If money printing can create
prosperity then why are all the poor nations still poor?
On Wednesday December 12, 2012
Fed policy makers announced that they will boost their main stimulus tool by
adding $45 billion of monthly Treasury purchases to an existing program to buy
$40 billion of mortgage debt a month.
This decision is likely to
boost the Fed’s balance sheet from the present $2.86 trillion to $4 trillion by
the end of next year. Policy makers also announced that an almost zero interest
rate policy will stay intact as long as the unemployment rate is above 6.5% and
the rate of inflation doesn’t exceed the 2.5% figure.
Most commentators are of the
view that Fed Chairman Ben Bernanke and his colleagues are absolutely committed
to averting the mistakes of the Japanese in 1990’s and the US central bank
during the Great Depression. On this Bernanke said that,
A return to broad based
prosperity will require sustained improvement in the job market, which in turn requires
stronger economic growth.
Furthermore he added that,
The Fed plans to maintain
accommodation as long as needed to promote a stronger economic recovery in the
context of price of stability.
But why should another
expansion of the Fed’s balance sheet i.e. more money pumping, revive the
economy? What is the logic behind this way of thinking?
Bernanke is of the view that
monetary pumping, whilst price inflation remains subdued, is going to
strengthen purchasing power in the hands of individuals.

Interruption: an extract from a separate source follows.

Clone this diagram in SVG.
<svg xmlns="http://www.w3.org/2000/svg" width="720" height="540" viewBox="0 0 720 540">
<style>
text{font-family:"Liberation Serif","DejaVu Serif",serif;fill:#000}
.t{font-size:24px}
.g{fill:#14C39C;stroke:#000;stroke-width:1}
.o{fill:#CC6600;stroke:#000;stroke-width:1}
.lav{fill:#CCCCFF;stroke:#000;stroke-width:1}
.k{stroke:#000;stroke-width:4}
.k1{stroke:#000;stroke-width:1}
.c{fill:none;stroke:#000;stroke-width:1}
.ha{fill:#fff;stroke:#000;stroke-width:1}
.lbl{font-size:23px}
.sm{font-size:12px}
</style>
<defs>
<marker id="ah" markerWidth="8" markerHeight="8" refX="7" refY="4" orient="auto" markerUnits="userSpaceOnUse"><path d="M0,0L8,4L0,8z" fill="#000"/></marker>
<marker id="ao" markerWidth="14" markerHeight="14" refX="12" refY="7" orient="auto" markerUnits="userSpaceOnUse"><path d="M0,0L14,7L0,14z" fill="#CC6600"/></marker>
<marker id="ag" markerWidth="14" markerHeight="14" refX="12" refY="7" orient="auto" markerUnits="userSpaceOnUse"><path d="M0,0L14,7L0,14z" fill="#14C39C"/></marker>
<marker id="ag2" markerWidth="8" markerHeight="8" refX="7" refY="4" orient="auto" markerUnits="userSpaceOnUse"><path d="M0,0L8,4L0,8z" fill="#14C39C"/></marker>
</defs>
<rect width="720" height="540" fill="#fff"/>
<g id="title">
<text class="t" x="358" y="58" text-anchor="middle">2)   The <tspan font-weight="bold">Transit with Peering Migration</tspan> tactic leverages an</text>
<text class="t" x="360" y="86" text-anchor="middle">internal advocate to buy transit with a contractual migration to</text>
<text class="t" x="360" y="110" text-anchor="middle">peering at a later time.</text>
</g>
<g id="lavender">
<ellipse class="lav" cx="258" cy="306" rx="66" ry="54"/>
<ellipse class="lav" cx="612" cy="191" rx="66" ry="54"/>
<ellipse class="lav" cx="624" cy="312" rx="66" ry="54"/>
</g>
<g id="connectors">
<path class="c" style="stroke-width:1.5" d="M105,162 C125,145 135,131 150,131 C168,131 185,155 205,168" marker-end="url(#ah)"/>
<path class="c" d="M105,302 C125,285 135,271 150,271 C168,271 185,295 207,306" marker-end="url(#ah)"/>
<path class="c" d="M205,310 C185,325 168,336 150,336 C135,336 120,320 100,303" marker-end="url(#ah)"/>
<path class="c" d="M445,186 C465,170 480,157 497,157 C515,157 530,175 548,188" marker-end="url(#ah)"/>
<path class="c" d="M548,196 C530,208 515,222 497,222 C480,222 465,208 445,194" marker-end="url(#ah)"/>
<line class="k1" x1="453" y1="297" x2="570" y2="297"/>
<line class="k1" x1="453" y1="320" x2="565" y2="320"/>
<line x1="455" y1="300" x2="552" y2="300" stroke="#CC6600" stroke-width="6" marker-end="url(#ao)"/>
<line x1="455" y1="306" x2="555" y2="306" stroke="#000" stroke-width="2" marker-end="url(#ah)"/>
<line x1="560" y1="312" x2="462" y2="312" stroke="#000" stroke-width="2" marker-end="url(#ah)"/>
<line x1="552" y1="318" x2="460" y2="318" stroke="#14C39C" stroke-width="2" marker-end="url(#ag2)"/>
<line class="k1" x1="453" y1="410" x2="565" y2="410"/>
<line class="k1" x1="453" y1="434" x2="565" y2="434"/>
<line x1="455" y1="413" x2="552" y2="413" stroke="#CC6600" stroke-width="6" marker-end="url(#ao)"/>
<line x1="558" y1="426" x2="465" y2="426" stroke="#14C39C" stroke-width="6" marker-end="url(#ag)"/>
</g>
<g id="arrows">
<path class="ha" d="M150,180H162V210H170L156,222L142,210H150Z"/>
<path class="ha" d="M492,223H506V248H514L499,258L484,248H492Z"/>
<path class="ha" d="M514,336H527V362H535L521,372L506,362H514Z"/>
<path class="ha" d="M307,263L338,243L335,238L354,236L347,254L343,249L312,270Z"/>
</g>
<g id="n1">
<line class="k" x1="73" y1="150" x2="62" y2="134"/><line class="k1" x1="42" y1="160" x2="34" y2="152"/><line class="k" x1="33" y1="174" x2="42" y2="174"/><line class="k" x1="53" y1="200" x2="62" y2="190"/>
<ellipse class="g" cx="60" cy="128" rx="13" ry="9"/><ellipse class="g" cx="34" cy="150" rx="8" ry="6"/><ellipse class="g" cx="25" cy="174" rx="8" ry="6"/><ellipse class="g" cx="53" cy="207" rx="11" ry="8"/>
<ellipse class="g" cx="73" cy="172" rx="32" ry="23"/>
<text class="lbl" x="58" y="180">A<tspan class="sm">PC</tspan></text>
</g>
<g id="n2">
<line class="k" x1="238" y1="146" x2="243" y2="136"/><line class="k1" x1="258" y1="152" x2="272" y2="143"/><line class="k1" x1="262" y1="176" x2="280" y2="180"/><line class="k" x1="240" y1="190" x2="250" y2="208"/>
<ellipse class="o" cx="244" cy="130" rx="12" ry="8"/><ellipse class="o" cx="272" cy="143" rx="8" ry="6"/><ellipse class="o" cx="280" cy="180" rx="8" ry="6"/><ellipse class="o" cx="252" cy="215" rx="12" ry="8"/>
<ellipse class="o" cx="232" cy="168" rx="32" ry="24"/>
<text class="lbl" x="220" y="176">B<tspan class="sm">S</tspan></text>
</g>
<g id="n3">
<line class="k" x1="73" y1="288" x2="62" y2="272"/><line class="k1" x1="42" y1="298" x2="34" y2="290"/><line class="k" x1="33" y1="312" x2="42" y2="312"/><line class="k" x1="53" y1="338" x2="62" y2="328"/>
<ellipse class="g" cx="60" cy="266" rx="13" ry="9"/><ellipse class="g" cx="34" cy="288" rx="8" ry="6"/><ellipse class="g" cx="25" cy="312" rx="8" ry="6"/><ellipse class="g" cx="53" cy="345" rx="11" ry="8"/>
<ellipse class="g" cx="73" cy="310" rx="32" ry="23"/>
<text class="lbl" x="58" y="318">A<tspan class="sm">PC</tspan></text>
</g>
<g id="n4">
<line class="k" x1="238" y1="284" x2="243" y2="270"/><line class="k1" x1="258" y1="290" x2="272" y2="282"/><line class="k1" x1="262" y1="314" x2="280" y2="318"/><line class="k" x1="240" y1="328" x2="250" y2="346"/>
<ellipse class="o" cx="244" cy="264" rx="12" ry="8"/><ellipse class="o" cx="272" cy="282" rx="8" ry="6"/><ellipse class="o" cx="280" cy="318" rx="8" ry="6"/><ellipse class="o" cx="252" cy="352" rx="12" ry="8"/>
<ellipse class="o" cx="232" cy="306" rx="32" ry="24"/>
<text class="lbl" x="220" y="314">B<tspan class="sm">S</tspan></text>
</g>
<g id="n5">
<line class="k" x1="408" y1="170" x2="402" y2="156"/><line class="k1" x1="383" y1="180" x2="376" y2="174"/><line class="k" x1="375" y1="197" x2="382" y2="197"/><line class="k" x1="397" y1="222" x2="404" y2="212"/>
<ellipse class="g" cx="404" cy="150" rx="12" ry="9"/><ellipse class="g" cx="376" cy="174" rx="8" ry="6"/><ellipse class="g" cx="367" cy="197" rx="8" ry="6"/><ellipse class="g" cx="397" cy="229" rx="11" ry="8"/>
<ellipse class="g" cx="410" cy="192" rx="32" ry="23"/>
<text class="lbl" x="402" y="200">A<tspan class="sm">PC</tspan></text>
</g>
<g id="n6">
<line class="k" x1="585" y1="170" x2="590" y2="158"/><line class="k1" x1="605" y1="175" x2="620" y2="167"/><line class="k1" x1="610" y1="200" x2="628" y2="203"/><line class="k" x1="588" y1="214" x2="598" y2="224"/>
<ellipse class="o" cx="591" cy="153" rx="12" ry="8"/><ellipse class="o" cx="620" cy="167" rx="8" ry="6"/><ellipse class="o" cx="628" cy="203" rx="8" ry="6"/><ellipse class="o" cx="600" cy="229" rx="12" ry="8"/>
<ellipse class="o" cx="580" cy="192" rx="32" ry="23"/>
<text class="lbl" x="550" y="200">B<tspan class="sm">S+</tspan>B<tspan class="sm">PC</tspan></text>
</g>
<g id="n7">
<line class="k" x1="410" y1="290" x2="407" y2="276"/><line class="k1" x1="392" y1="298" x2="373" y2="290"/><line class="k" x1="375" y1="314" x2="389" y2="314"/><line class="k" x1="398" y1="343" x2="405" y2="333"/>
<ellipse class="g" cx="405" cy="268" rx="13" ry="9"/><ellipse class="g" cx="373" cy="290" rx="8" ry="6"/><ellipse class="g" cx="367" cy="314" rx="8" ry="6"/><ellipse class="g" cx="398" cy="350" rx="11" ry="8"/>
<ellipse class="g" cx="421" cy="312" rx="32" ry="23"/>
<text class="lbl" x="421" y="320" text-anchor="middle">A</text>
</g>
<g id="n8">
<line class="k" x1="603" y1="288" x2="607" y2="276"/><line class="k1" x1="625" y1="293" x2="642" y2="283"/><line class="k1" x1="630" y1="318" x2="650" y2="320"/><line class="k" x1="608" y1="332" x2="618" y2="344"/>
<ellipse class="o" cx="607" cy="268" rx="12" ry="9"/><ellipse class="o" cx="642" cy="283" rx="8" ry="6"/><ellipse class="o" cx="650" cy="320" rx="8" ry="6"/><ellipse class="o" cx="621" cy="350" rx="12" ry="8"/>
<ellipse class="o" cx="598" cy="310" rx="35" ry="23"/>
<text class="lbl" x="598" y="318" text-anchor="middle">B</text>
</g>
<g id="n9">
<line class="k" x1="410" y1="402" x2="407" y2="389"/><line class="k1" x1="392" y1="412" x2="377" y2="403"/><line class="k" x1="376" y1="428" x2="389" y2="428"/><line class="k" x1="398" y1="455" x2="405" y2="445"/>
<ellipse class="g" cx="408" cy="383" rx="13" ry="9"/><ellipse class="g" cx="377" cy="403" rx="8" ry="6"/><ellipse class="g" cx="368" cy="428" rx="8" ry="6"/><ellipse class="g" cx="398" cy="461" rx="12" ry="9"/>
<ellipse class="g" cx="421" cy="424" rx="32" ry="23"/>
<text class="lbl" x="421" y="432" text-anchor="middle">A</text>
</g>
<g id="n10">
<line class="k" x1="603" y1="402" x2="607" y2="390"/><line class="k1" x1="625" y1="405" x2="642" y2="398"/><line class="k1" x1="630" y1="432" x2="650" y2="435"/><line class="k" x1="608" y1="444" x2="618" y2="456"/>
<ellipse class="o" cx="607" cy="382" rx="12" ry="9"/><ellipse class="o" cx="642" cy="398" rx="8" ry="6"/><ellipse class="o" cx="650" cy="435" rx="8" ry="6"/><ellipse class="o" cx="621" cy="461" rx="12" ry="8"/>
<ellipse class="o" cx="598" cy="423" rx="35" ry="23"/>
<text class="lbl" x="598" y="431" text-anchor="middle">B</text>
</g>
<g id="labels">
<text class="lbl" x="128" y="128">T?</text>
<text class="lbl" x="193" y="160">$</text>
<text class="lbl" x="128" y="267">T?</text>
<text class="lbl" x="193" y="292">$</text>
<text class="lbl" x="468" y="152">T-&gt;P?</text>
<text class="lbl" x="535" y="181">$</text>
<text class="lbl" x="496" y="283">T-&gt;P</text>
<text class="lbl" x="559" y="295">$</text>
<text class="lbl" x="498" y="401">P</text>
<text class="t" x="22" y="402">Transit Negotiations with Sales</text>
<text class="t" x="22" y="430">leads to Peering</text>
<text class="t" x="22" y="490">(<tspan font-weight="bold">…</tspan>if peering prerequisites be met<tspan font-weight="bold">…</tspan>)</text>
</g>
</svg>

Consequently, this will give a
boost to consumer spending and via the famous Keynesian multiplier the rest of
the economy will follow suit.
Bernanke, however, confuses
here the means of exchange i.e. money, with the means of payments which are
goods and services.
In a market economy every
individual exchanges what he has produced for money (the medium of exchange)

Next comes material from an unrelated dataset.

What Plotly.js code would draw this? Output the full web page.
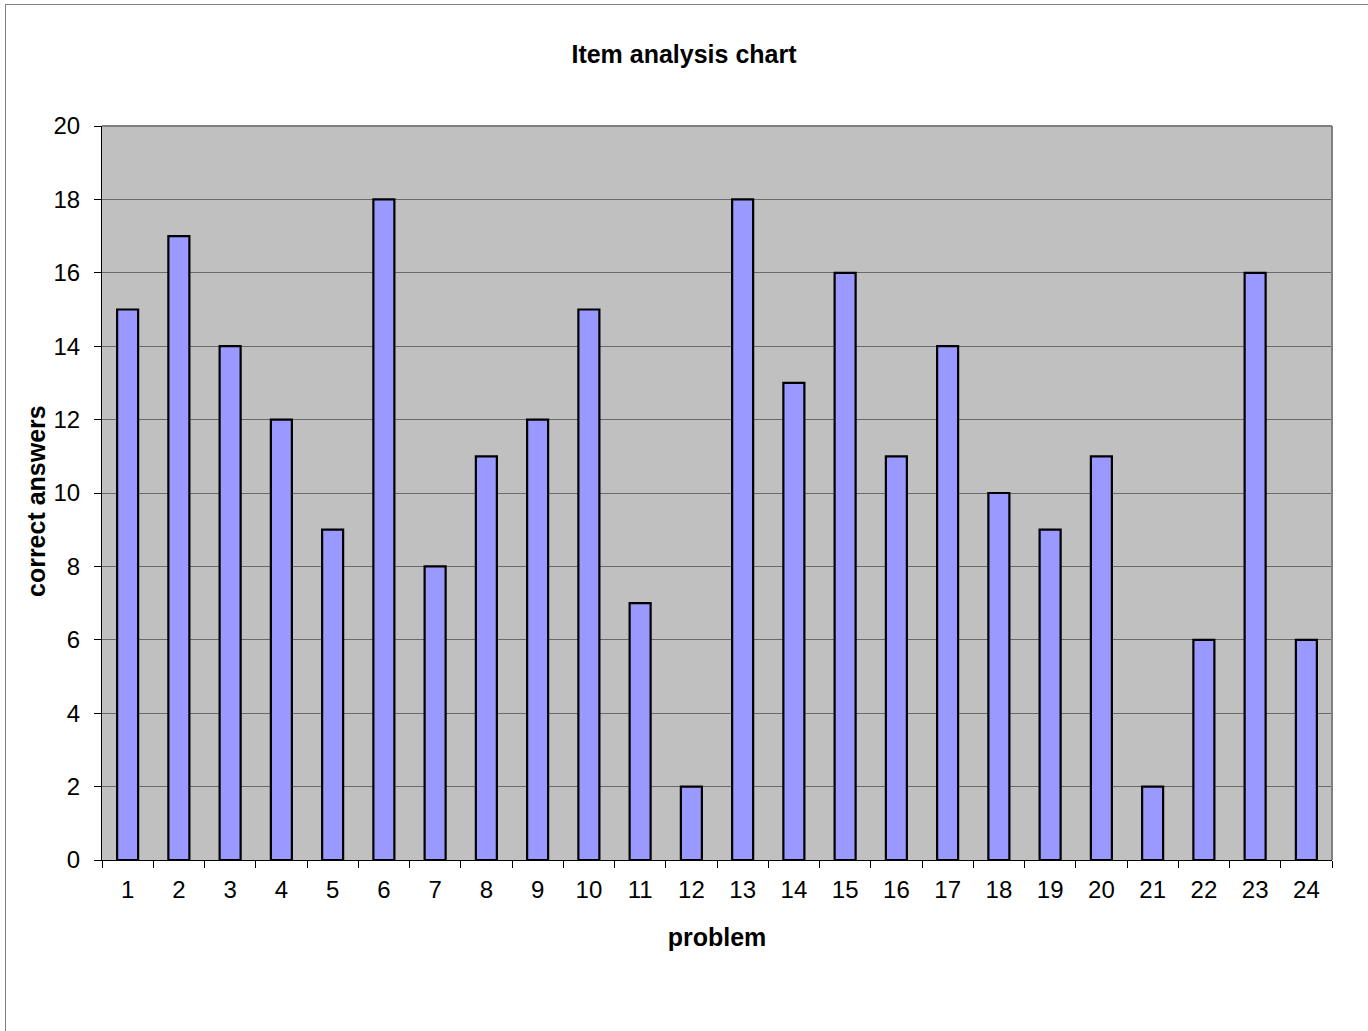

and then exchanges money for other goods. This means that he funds the purchase
of other goods by means of goods he has produced.
Paraphrasing Jean Baptiste Say
Mises argued that,
Commodities, says Say, are
ultimately paid for not by money, but by other commodities. Money is merely the
commonly used medium of exchange; it plays only an intermediary role. What the
seller wants ultimately to receive in exchange for the commodities sold is
other commodities. [1]
Printing more money is not
going to bring prosperity i.e. more goods and services. Money as such produces
nothing,
According to Rothbard,
Money, per se, cannot be consumed and cannot be used directly
as a producers' good in the productive process. Money per se is therefore unproductive; it is dead stock
and produces nothing.[2].
Contrary to popular thinking
there is no need for more money to keep the economy going. On this Mises
argued,
The services which money
renders can be neither improved nor repaired by changing the supply of money. …
The quantity of money available in the whole economy is always sufficient to
secure for everybody all that money does and can do.[3]